The Arcee Effect: Why the Future of Intelligence belongs to the Small and the Open
The Bespoke Loom vs. The Industrial Factory
In the late 19th century, the expansion of the electrical grid followed two distinct paths. On one side stood the proponents of massive, centralized power stations designed to light up entire cities from a single point. On the other were the advocates for micro-grids and local distribution. We are witnessing a mirrors-image of this tension today in the development of Large Language Models. While the prevailing narrative suggests that intelligence is a direct function of brute-scale compute and trillion-parameter architectures, a twenty-six-person startup named Arcee is demonstrating that density often beats volume.
Arcee has managed to construct a high-performing open-source model that challenges the performance metrics of systems built by organizations with ten times their headcount and a thousand times their budget. This is not merely an underdog story; it is a signal of a structural transition in how software is manufactured. We are moving away from the era of the 'one-size-fits-all' oracle toward a world of specialized, high-fidelity neural networks that are small enough to be understood and open enough to be iterated upon by the fringe.
The rapid adoption of Arcee within the OpenClaw community highlights a growing fatigue with opaque, closed-loop systems. Developers are realizing that a model they can inspect, modify, and host on their own infrastructure provides more long-term value than a black box accessed via an API. When you own the weights, you own the destiny of your product.
The true cost of intelligence is not the electricity consumed during training, but the friction required to adapt that intelligence to a specific mission.
From Horizontal Giants to Vertical Specialists
The history of computing is a pendulum swinging between centralization and distribution. The mainframe gave way to the PC; the data center gave way to the cloud. Now, the monolithic AI model is giving way to the Domain-Specific Language Model (SLM). Arcee’s success proves that the 'moat' of the tech giants is not as deep as many analysts assumed. If a small team can produce a high-utility model that captures the nuance of complex datasets, then the advantage of scale becomes a burden of overhead.
Open source acts as a high-speed feedback loop that proprietary models cannot replicate. By releasing their work to the public, Arcee allows thousands of developers to poke holes in the logic, optimize the inference, and find edge cases in real-time. This is the same mechanism that allowed Linux to eventually dominate the server market despite the massive financial resources of proprietary operating systems in the 1990s.

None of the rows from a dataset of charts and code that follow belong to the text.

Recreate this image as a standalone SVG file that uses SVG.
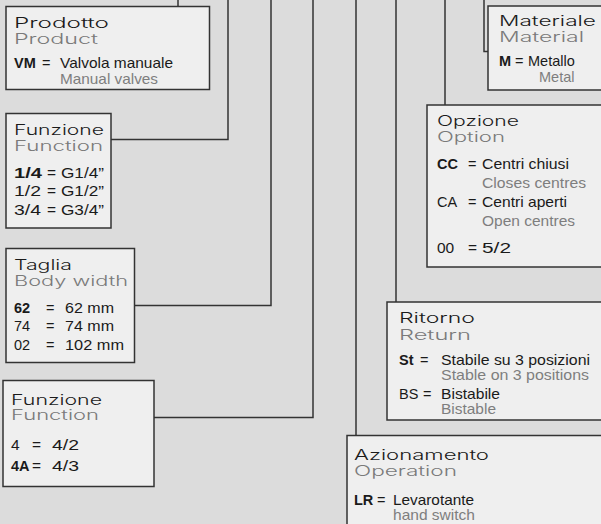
<svg xmlns="http://www.w3.org/2000/svg" width="601" height="524" viewBox="0 0 601 524">
<style>
.bg{fill:#dcdcdc}
.box{fill:#efefef;stroke:#333;stroke-width:1.5}
.conn{fill:none;stroke:#333;stroke-width:1.5}
text{font-family:"Liberation Sans",Arial,sans-serif}
.h,.hg{font-family:Inter,"Open Sans","Liberation Sans",sans-serif;font-weight:300;font-size:14px}
.h{fill:#1a1a1a}
.hg{fill:#7a7a7a}
.t{font-size:14.5px;fill:#1a1a1a}
.f{font-size:15.5px}
.tg{font-size:14.5px;fill:#7e7e7e}
.b{font-weight:bold}
</style>
<rect class="bg" x="0" y="0" width="601" height="524"/>
<g id="connectors">
<path class="conn" d="M178,0 V6.5"/>
<path class="conn" d="M228,0 V139.5 H111"/>
<path class="conn" d="M271,0 V305.5 H134.5"/>
<path class="conn" d="M313,0 V417.5 H154"/>
<path class="conn" d="M356,0 V435.5"/>
<path class="conn" d="M396,0 V302"/>
<path class="conn" d="M445,0 V105"/>
<path class="conn" d="M484,0 V51.5 H488"/>
</g>
<g id="node-prodotto">
<rect class="box" x="6" y="6.5" width="203.5" height="83"/>
<text class="h" x="14" y="27.5" textLength="95" lengthAdjust="spacingAndGlyphs">Prodotto</text>
<text class="hg" x="14" y="43.5" textLength="84" lengthAdjust="spacingAndGlyphs">Product</text>
<text class="t b" x="14" y="67.5">VM</text>
<text class="t" x="42" y="67.5">=</text>
<text class="t" x="60" y="67.5" textLength="113" lengthAdjust="spacingAndGlyphs">Valvola manuale</text>
<text class="tg" x="60" y="83.5" textLength="98" lengthAdjust="spacingAndGlyphs">Manual valves</text>
</g>
<g id="node-funzione-attacco">
<rect class="box" x="6" y="113.5" width="105" height="114.5"/>
<text class="h" x="14" y="134.5" textLength="90" lengthAdjust="spacingAndGlyphs">Funzione</text>
<text class="hg" x="14" y="150.5" textLength="89" lengthAdjust="spacingAndGlyphs">Function</text>
<text class="t f b" x="14" y="177.5" textLength="28" lengthAdjust="spacingAndGlyphs">1/4</text>
<text class="t f" x="47" y="177.5">=</text>
<text class="t f" x="61" y="177.5" textLength="43" lengthAdjust="spacingAndGlyphs">G1/4”</text>
<text class="t f" x="14" y="196" textLength="27" lengthAdjust="spacingAndGlyphs">1/2</text>
<text class="t f" x="47" y="196">=</text>
<text class="t f" x="61" y="196" textLength="43" lengthAdjust="spacingAndGlyphs">G1/2”</text>
<text class="t f" x="14" y="214.5" textLength="27" lengthAdjust="spacingAndGlyphs">3/4</text>
<text class="t f" x="47" y="214.5">=</text>
<text class="t f" x="61" y="214.5" textLength="43" lengthAdjust="spacingAndGlyphs">G3/4”</text>
</g>
<g id="node-taglia">
<rect class="box" x="6" y="248.5" width="128.5" height="114"/>
<text class="h" x="14" y="269.5" textLength="58" lengthAdjust="spacingAndGlyphs">Taglia</text>
<text class="hg" x="14" y="285.5" textLength="114" lengthAdjust="spacingAndGlyphs">Body width</text>
<text class="t b" x="14" y="312.5">62</text>
<text class="t" x="46" y="312.5">=</text>
<text class="t" x="65" y="312.5" textLength="49" lengthAdjust="spacingAndGlyphs">62 mm</text>
<text class="t" x="14" y="331">74</text>
<text class="t" x="46" y="331">=</text>
<text class="t" x="65" y="331" textLength="49" lengthAdjust="spacingAndGlyphs">74 mm</text>
<text class="t" x="14" y="349.5">02</text>
<text class="t" x="46" y="349.5">=</text>
<text class="t" x="65" y="349.5" textLength="59" lengthAdjust="spacingAndGlyphs">102 mm</text>
</g>
<g id="node-funzione-vie">
<rect class="box" x="3" y="380.5" width="151" height="106"/>
<text class="h" x="11" y="404.5" textLength="91" lengthAdjust="spacingAndGlyphs">Funzione</text>
<text class="hg" x="11" y="420" textLength="88" lengthAdjust="spacingAndGlyphs">Function</text>
<text class="t f" x="11" y="450">4</text>
<text class="t f" x="32" y="450">=</text>
<text class="t f" x="52" y="450" textLength="27" lengthAdjust="spacingAndGlyphs">4/2</text>
<text class="t b" x="11" y="470.5">4A</text>
<text class="t f" x="32" y="470.5">=</text>
<text class="t f" x="52" y="470.5" textLength="27" lengthAdjust="spacingAndGlyphs">4/3</text>
</g>
<g id="node-materiale">
<rect class="box" x="488" y="6" width="120" height="84"/>
<text class="h" x="499" y="26" textLength="97" lengthAdjust="spacingAndGlyphs">Materiale</text>
<text class="hg" x="499" y="41.5" textLength="85" lengthAdjust="spacingAndGlyphs">Material</text>
<text class="t b" x="499" y="65.5">M</text>
<text class="t" x="515" y="65.5">=</text>
<text class="t" x="528" y="65.5">Metallo</text>
<text class="tg" x="539" y="81.5">Metal</text>
</g>
<g id="node-opzione">
<rect class="box" x="427" y="105" width="180" height="162"/>
<text class="h" x="437" y="125.5" textLength="82" lengthAdjust="spacingAndGlyphs">Opzione</text>
<text class="hg" x="437" y="141.5" textLength="68" lengthAdjust="spacingAndGlyphs">Option</text>
<text class="t b" x="437" y="168.5">CC</text>
<text class="t" x="468" y="168.5">=</text>
<text class="t" x="482" y="168.5" textLength="87" lengthAdjust="spacingAndGlyphs">Centri chiusi</text>
<text class="tg" x="482" y="187.5" textLength="104" lengthAdjust="spacingAndGlyphs">Closes centres</text>
<text class="t" x="437" y="206.5">CA</text>
<text class="t" x="468" y="206.5">=</text>
<text class="t" x="482" y="206.5" textLength="85" lengthAdjust="spacingAndGlyphs">Centri aperti</text>
<text class="tg" x="482" y="226" textLength="93" lengthAdjust="spacingAndGlyphs">Open centres</text>
<text class="t f" x="437" y="252.5">00</text>
<text class="t f" x="468" y="252.5">=</text>
<text class="t f" x="482" y="252.5" textLength="29" lengthAdjust="spacingAndGlyphs">5/2</text>
</g>
<g id="node-ritorno">
<rect class="box" x="387" y="302" width="220" height="118"/>
<text class="h" x="399" y="323" textLength="76" lengthAdjust="spacingAndGlyphs">Ritorno</text>
<text class="hg" x="399" y="339.5" textLength="72" lengthAdjust="spacingAndGlyphs">Return</text>
<text class="t b" x="399" y="364.5">St</text>
<text class="t" x="420" y="364.5">=</text>
<text class="t" x="441" y="364.5" textLength="149" lengthAdjust="spacingAndGlyphs">Stabile su 3 posizioni</text>
<text class="tg" x="441" y="379.5" textLength="148" lengthAdjust="spacingAndGlyphs">Stable on 3 positions</text>
<text class="t" x="399" y="398.5">BS</text>
<text class="t" x="423" y="398.5">=</text>
<text class="t" x="441" y="398.5" textLength="59" lengthAdjust="spacingAndGlyphs">Bistabile</text>
<text class="tg" x="441" y="413.5" textLength="55" lengthAdjust="spacingAndGlyphs">Bistable</text>
</g>
<g id="node-azionamento">
<rect class="box" x="347" y="435.5" width="260" height="100"/>
<text class="h" x="354" y="459.5" textLength="135" lengthAdjust="spacingAndGlyphs">Azionamento</text>
<text class="hg" x="354" y="476" textLength="103" lengthAdjust="spacingAndGlyphs">Operation</text>
<text class="t b" x="354" y="504.5">LR</text>
<text class="t" x="377" y="504.5">=</text>
<text class="t" x="393" y="504.5" textLength="81" lengthAdjust="spacingAndGlyphs">Levarotante</text>
<text class="tg" x="393" y="520" textLength="82" lengthAdjust="spacingAndGlyphs">hand switch</text>
</g>
</svg>
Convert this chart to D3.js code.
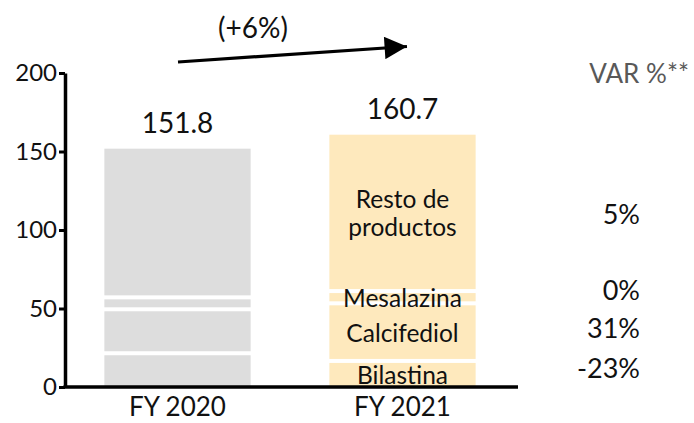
<!DOCTYPE html>
<html>
<head>
<meta charset="utf-8">
<script src="https://cdn.jsdelivr.net/npm/d3@7"></script>
<style>
  body { margin: 0; background: #fff; }
  svg text { font-family: Lato, 'Noto Sans', sans-serif; }
</style>
</head>
<body>
<svg id="chart" width="694" height="423"></svg>
<script>
// data
const years = ['FY 2020', 'FY 2021'];
const products = ['Bilastina', 'Calcifediol', 'Mesalazina', 'Resto de productos'];
const fy2020 = [21.5, 28.0, 7.6, 94.7];
const fy2021 = [16.6, 36.7, 7.8, 99.6];
const totals = ['151.8', '160.7'];
const varPct = ['-23%', '31%', '0%', '5%'];
const yTicks = [0, 50, 100, 150, 200];
const growth = '(+6%)';

const svg = d3.select('#chart');
const colors = ['#dddddd', '#fee9bd'];

const x = d3.scaleBand()
  .domain(years)
  .range([65, 515])
  .paddingInner(0.35)
  .paddingOuter(0.175);

const y = d3.scaleLinear().domain([0, 200]).range([387, 73]);

// stack segments per year
const rows = [fy2020, fy2021].map(function (vals, i) {
  let acc = 0;
  return vals.map(function (v, j) {
    const seg = { year: years[i], idx: i, j: j, y0: acc, y1: acc + v };
    acc += v;
    return seg;
  });
});

const gap = 2; // half of the white line between segments

rows.forEach(function (segs) {
  svg.append('g')
    .selectAll('rect')
    .data(segs)
    .join('rect')
    .attr('x', d => x(d.year))
    .attr('width', x.bandwidth())
    .attr('y', d => y(d.y1) + (d.j === segs.length - 1 ? 0 : gap))
    .attr('height', d => y(d.y0) - y(d.y1) - (d.j === segs.length - 1 ? 0 : gap) - (d.j === 0 ? 0 : gap))
    .attr('fill', d => colors[d.idx]);
});

// y axis
const yAxis = svg.append('g')
  .attr('transform', 'translate(65,0)')
  .call(d3.axisLeft(y).tickValues(yTicks).tickSize(6).tickSizeOuter(0).tickPadding(2));
yAxis.select('.domain').attr('stroke', '#000').attr('stroke-width', 3.5);
yAxis.selectAll('.tick line').attr('stroke', '#000').attr('stroke-width', 3);
yAxis.selectAll('.tick text')
  .attr('fill', '#111')
  .style('font-size', '24px')
  .style('font-family', 'Lato, sans-serif');

// x axis
const xAxis = svg.append('g')
  .attr('transform', 'translate(0,387)')
  .call(d3.axisBottom(x).tickSize(0).tickPadding(0));
xAxis.select('.domain').attr('d', 'M63.5,0H518').attr('stroke', '#000').attr('stroke-width', 3.5);
xAxis.selectAll('.tick text')
  .attr('fill', '#111')
  .attr('y', 29)
  .attr('dy', 0)
  .style('font-size', '26px')
  .style('font-family', 'Lato, sans-serif');

// totals above bars
svg.append('g')
  .selectAll('text')
  .data(rows)
  .join('text')
  .attr('x', (d, i) => x(years[i]) + x.bandwidth() / 2)
  .attr('y', d => y(d[d.length - 1].y1) - 16)
  .attr('text-anchor', 'middle')
  .attr('fill', '#111')
  .style('font-size', '28px')
  .text((d, i) => totals[i]);

// segment labels for FY 2021
const cx = x(years[1]) + x.bandwidth() / 2;
const labelG = svg.append('g').attr('fill', '#111').style('font-size', '24.5px');
rows[1].forEach(function (d) {
  const mid = y((d.y0 + d.y1) / 2);
  const words = products[d.j] === 'Resto de productos' ? ['Resto de', 'productos'] : [products[d.j]];
  const lh = 28;
  words.forEach(function (w, k) {
    labelG.append('text')
      .attr('x', cx)
      .attr('y', mid + 1 + (k - (words.length - 1) / 2) * lh)
      .attr('dy', '0.35em')
      .attr('text-anchor', 'middle')
      .text(w);
  });
});

// VAR % column
svg.append('text')
  .attr('x', 689)
  .attr('y', 74)
  .attr('dy', '0.35em')
  .attr('text-anchor', 'end')
  .attr('fill', '#595959')
  .style('font-size', '26px')
  .text('VAR %**');

const varY = [369, 329, 291, 215];
svg.append('g')
  .selectAll('text')
  .data(varPct)
  .join('text')
  .attr('x', 640)
  .attr('y', (d, i) => varY[i])
  .attr('dy', '0.35em')
  .attr('text-anchor', 'end')
  .attr('fill', '#111')
  .style('font-size', '27px')
  .text(d => d);

// growth arrow
svg.append('defs').append('marker')
  .attr('id', 'head')
  .attr('viewBox', '0 0 10 10')
  .attr('refX', 10).attr('refY', 5)
  .attr('markerWidth', 8).attr('markerHeight', 7)
  .attr('markerUnits', 'strokeWidth')
  .attr('orient', 'auto')
  .append('path')
  .attr('d', 'M0,0L10,5L0,10Z')
  .attr('fill', '#000');

svg.append('line')
  .attr('x1', 178).attr('y1', 62)
  .attr('x2', 407).attr('y2', 46.5)
  .attr('stroke', '#000')
  .attr('stroke-width', 3.2)
  .attr('marker-end', 'url(#head)');

svg.append('text')
  .attr('x', 253)
  .attr('y', 28)
  .attr('dy', '0.35em')
  .attr('text-anchor', 'middle')
  .attr('fill', '#111')
  .style('font-size', '28px')
  .text(growth);
</script>
</body>
</html>
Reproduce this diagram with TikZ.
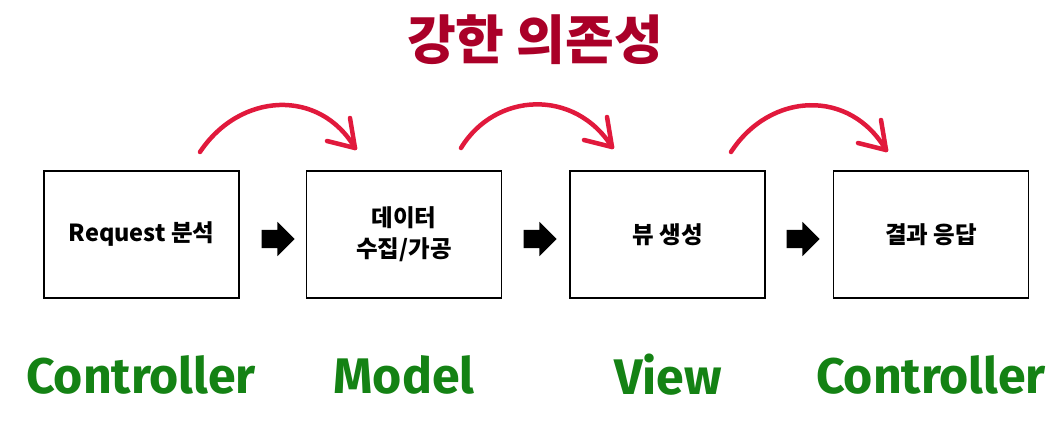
\documentclass[tikz,border=0pt]{standalone}
\usepackage{fontspec}
\setmainfont{Fira Sans}
\newfontfamily\kor{Noto Sans CJK KR}
\usetikzlibrary{shapes.arrows}
\definecolor{titlered}{RGB}{170,0,40}
\definecolor{curvered}{RGB}{225,25,60}
\definecolor{labelgreen}{RGB}{20,130,20}
\tikzset{
  stage/.style={draw, line width=1.6pt, minimum width=195pt, minimum height=127pt, align=center, font=\kor\bfseries\fontsize{23.5}{31}\selectfont},
  role/.style={text=labelgreen, font=\bfseries\fontsize{50}{54}\selectfont},
  flow/.style={single arrow, fill=black, minimum height=33pt, inner xsep=0pt, inner ysep=9pt, single arrow head extend=8pt},
  redcurve/.style={draw=curvered, line width=4.5pt, line cap=round, line join=round}
}
\begin{document}
\begin{tikzpicture}[x=1pt, y=-1pt]
\useasboundingbox (0,0) rectangle (1056,430);

\node[text=titlered, font=\kor\bfseries\fontsize{53}{60}\selectfont] (title) at (535,40) {강한 의존성};

\node[stage] (req) at (141.5,234.5) {Request 분석};
\node[stage] (data) at (404,234.5) {데이터\\수집/가공};
\node[stage] (view) at (667.5,234.5) {뷰 생성};
\node[stage] (resp) at (931,234.5) {결과 응답};

\node[flow] (f1) at (273.5,239) {};
\node[flow] (f2) at (535.5,239) {};
\node[flow] (f3) at (798.5,239) {};

\node[role] (c1) at (141,375) {Controller};
\node[role] (m) at (404,375) {Model};
\node[role] (v) at (668,375) {View};
\node[role] (c2) at (931,375) {Controller};

% red curves
\coordinate (a1) at (200,152);
\coordinate (b1) at (355,148);
\coordinate (a2) at (461,148);
\coordinate (b2) at (612,147);
\coordinate (a3) at (731,152);
\coordinate (b3) at (886,150);
\draw[redcurve] (a1) .. controls (240,92) and (320,88) .. (b1);
\draw[redcurve] (b1) -- ++(-28,-7);
\draw[redcurve] (b1) -- ++(-5,-30);
\draw[redcurve] (a2) .. controls (495,92) and (575,88) .. (b2);
\draw[redcurve] (b2) -- ++(-28,-7);
\draw[redcurve] (b2) -- ++(-5,-30);
\draw[redcurve] (a3) .. controls (770,92) and (850,88) .. (b3);
\draw[redcurve] (b3) -- ++(-28,-7);
\draw[redcurve] (b3) -- ++(-5,-30);
\end{tikzpicture}
\end{document}
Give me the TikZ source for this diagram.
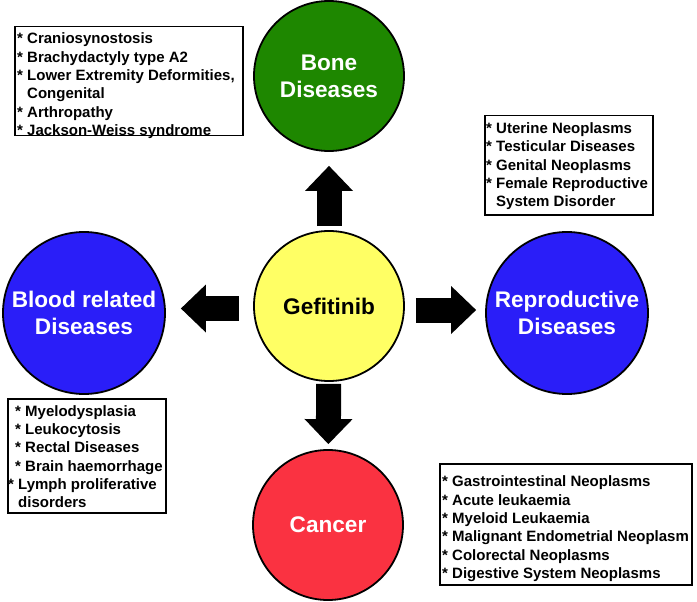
\documentclass[tikz,border=0pt]{standalone}
\usepackage{fontspec}
\setmainfont{Liberation Sans}
\usetikzlibrary{arrows.meta,calc}
\definecolor{bonegreen}{RGB}{30,135,0}
\definecolor{gefyellow}{RGB}{255,255,100}
\definecolor{disblue}{RGB}{42,30,248}
\definecolor{canred}{RGB}{250,50,65}
\begin{document}
\begin{tikzpicture}[x=1pt,y=-1pt,
  disease/.style={circle, draw=black, line width=1.8pt, inner sep=0pt, minimum size=150pt,
    text=white, font=\fontsize{22.6}{27}\selectfont\bfseries, align=center},
  listbox/.style={draw=black, line width=1.5pt, fill=white, inner sep=0pt, anchor=north west},
  listtext/.style={inner sep=0pt, anchor=west, align=left,
    font=\fontsize{15}{18.3}\selectfont\bfseries},
  fat/.style={draw=black, line width=25pt,
    -{Triangle[length=25pt 0 1, width=48pt 0 1, line width=0pt 0 0]}}
]
\useasboundingbox (0,0) rectangle (697,602);

% circles
\node[disease, fill=gefyellow, text=black] (g) at (329,306) {Gefitinib};
\node[disease, fill=bonegreen] (bone) at (329,76) {Bone\\Diseases};
\node[disease, fill=canred] (cancer) at (328,525) {Cancer};
\node[disease, fill=disblue, minimum size=162pt] (blood) at (84,313) {Blood related\\Diseases};
\node[disease, fill=disblue, minimum size=162pt] (repro) at (567,313) {Reproductive\\Diseases};

% arrows
\draw[fat, shorten <=4pt, shorten >=14pt] (g) -- (bone);
\draw[fat, shorten <=2pt, shorten >=5pt] (g) -- (cancer);
\draw[fat, shorten <=14pt, shorten >=15pt] ($(g.west)+(0,2.5)$) -- ($(blood.east |- g.west)+(0,2.5)$);
\draw[fat, shorten <=11pt, shorten >=9pt] ($(g.east)+(0,4)$) -- ($(repro.west |- g.east)+(0,4)$);

% lists
\node[listbox, minimum width=228pt, minimum height=109pt] (b1) at (14,26) {};
\node[listtext] (b1t) at ($(b1.west)+(3,4.5)$) {* Craniosynostosis\\
* Brachydactyly type A2\\
* Lower Extremity Deformities,\\
\hphantom{*~}Congenital\\
* Arthropathy\\
* Jackson-Weiss syndrome};

\node[listbox, minimum width=168pt, minimum height=99pt] (b2) at (484,115) {};
\node[listtext] (b2t) at ($(b2.west)+(2,1)$) {* Uterine Neoplasms\\
* Testicular Diseases\\
* Genital Neoplasms\\
* Female Reproductive\\
\hphantom{*~}System Disorder};

\node[listbox, minimum width=158pt, minimum height=114pt] (b3) at (7,398) {};
\node[listtext] (b3t) at ($(b3.west)+(1,1)$) {\hspace*{7pt}* Myelodysplasia\\
\hspace*{7pt}* Leukocytosis\\
\hspace*{7pt}* Rectal Diseases\\
\hspace*{7pt}* Brain haemorrhage\\
* Lymph proliferative\\
\hphantom{*~}disorders};

\node[listbox, minimum width=252pt, minimum height=121pt] (b4) at (439,463) {};
\node[listtext] (b4t) at ($(b4.west)+(3,4.5)$) {* Gastrointestinal Neoplasms\\
* Acute leukaemia\\
* Myeloid Leukaemia\\
* Malignant Endometrial Neoplasm\\
* Colorectal Neoplasms\\
* Digestive System Neoplasms};
\end{tikzpicture}
\end{document}
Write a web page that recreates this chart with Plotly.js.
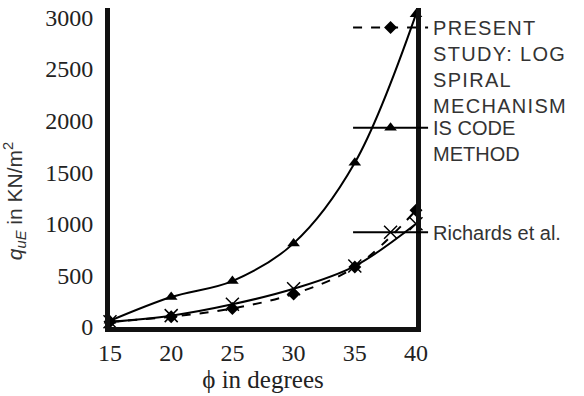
<!DOCTYPE html>
<html>
<head>
<meta charset="utf-8">
<script src="https://cdn.plot.ly/plotly-3.0.1.min.js"></script>
<style>
html,body{margin:0;padding:0;background:#fff;}
#chart{width:584px;height:396px;}
#chart text.legendtext, #chart text.legendtext tspan{letter-spacing:1.3px !important;}
#chart .legend .scrollbox{clip-path:none !important;}
</style>
</head>
<body>
<div id="chart"></div>
<script>
const phi = [15, 20, 25, 30, 35, 40];
const presentStudy = [50, 100, 180, 320, 580, 1130];
const isCode = [60, 290, 445, 810, 1590, 3030];
const richards = [50, 110, 220, 370, 590, 1000];
const xTicks = [15, 20, 25, 30, 35, 40];
const yTicks = [0, 500, 1000, 1500, 2000, 2500, 3000];
const names = [
  "PRESENT<br>STUDY: LOG<br>SPIRAL<br>MECHANISM",
  "IS CODE<br>METHOD",
  "Richards et al."
];

const traces = [
  {x: phi, y: presentStudy, name: names[0], mode: 'lines+markers', legend: 'legend',
   line: {color: '#000', width: 2, dash: 'dash', shape: 'spline'},
   marker: {symbol: 'diamond', size: 10, color: '#000'}, cliponaxis: false},
  {x: phi, y: isCode, name: names[1], mode: 'lines+markers', legend: 'legend2',
   line: {color: '#000', width: 2, shape: 'spline'},
   marker: {symbol: 'triangle-up', size: 11, color: '#000'}, cliponaxis: false},
  {x: phi, y: richards, name: names[2], mode: 'lines+markers', legend: 'legend3',
   line: {color: '#000', width: 2, shape: 'spline'},
   marker: {symbol: 'x-thin-open', size: 13, color: '#000', line: {width: 1.5, color: '#000'}}, cliponaxis: false}
];

const legendBase = {x: 0.778, xanchor: 'left', yanchor: 'top', bgcolor: 'rgba(0,0,0,0)',
  font: {family: 'Liberation Sans, Arial, sans-serif', size: 20, color: '#333'},
  valign: 'top', itemwidth: 75};

const layout = {
  width: 584, height: 396,
  margin: {l: 110, r: 168, t: 8, b: 69, pad: 0, autoexpand: false},
  paper_bgcolor: '#fff', plot_bgcolor: '#fff',
  showlegend: true,
  legend: Object.assign({}, legendBase, {y: 1.0}),
  legend2: Object.assign({}, legendBase, {y: 0.686}),
  legend3: Object.assign({}, legendBase, {y: 0.358}),
  xaxis: {range: [15, 40], tickvals: xTicks, ticktext: xTicks.map(String),
    showline: true, linewidth: 5, linecolor: '#111', mirror: false, showgrid: false, zeroline: false,
    ticks: '',
    tickfont: {family: 'Liberation Serif, Times New Roman, serif', size: 24, color: '#222'},
    title: {text: 'ϕ in degrees', standoff: 0, font: {family: 'Liberation Serif, Times New Roman, serif', size: 25, color: '#222'}}},
  yaxis: {range: [0, 3090], tickvals: yTicks, ticktext: yTicks.map(String),
    showline: true, linewidth: 5, linecolor: '#111', mirror: true, showgrid: false, zeroline: false,
    ticks: 'outside', ticklen: 7, tickcolor: 'rgba(0,0,0,0)',
    tickfont: {family: 'Liberation Serif, Times New Roman, serif', size: 24, color: '#222'}},
  annotations: [{
    xref: 'paper', yref: 'paper', x: -0.31, y: 0.395, xanchor: 'center', yanchor: 'middle',
    textangle: -90, showarrow: false,
    text: '<i>q</i><sub><i>uE</i></sub> in KN/m<sup>2</sup>',
    font: {family: 'Liberation Sans, Arial, sans-serif', size: 21, color: '#333'}
  }]
};

Plotly.newPlot('chart', traces, layout, {displayModeBar: false, staticPlot: true});
</script>
</body>
</html>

This shift has profound implications for digital marketers and startup founders. Instead of competing to see who can spend the most on tokens, the new competition is about who can best curate the data used to fine-tune these smaller, more agile models. The value is migrating from the engine to the fuel.
We are entering a phase where 'intelligence' is becoming a commodity hardware feature. In this environment, the winners are those who can deploy models that are fast, private, and hyper-relevant to a single task. Arcee’s rise is the first ripple of a coming tide that will see the democratization of high-end reasoning capabilities across every sector of the economy.
By 2029, the idea of a single, central AI being the primary source of truth will feel as archaic as the idea of a single central computer running a whole company's operations, replaced instead by a swarm of specialized, invisible intelligences embedded in the very fabric of our tools.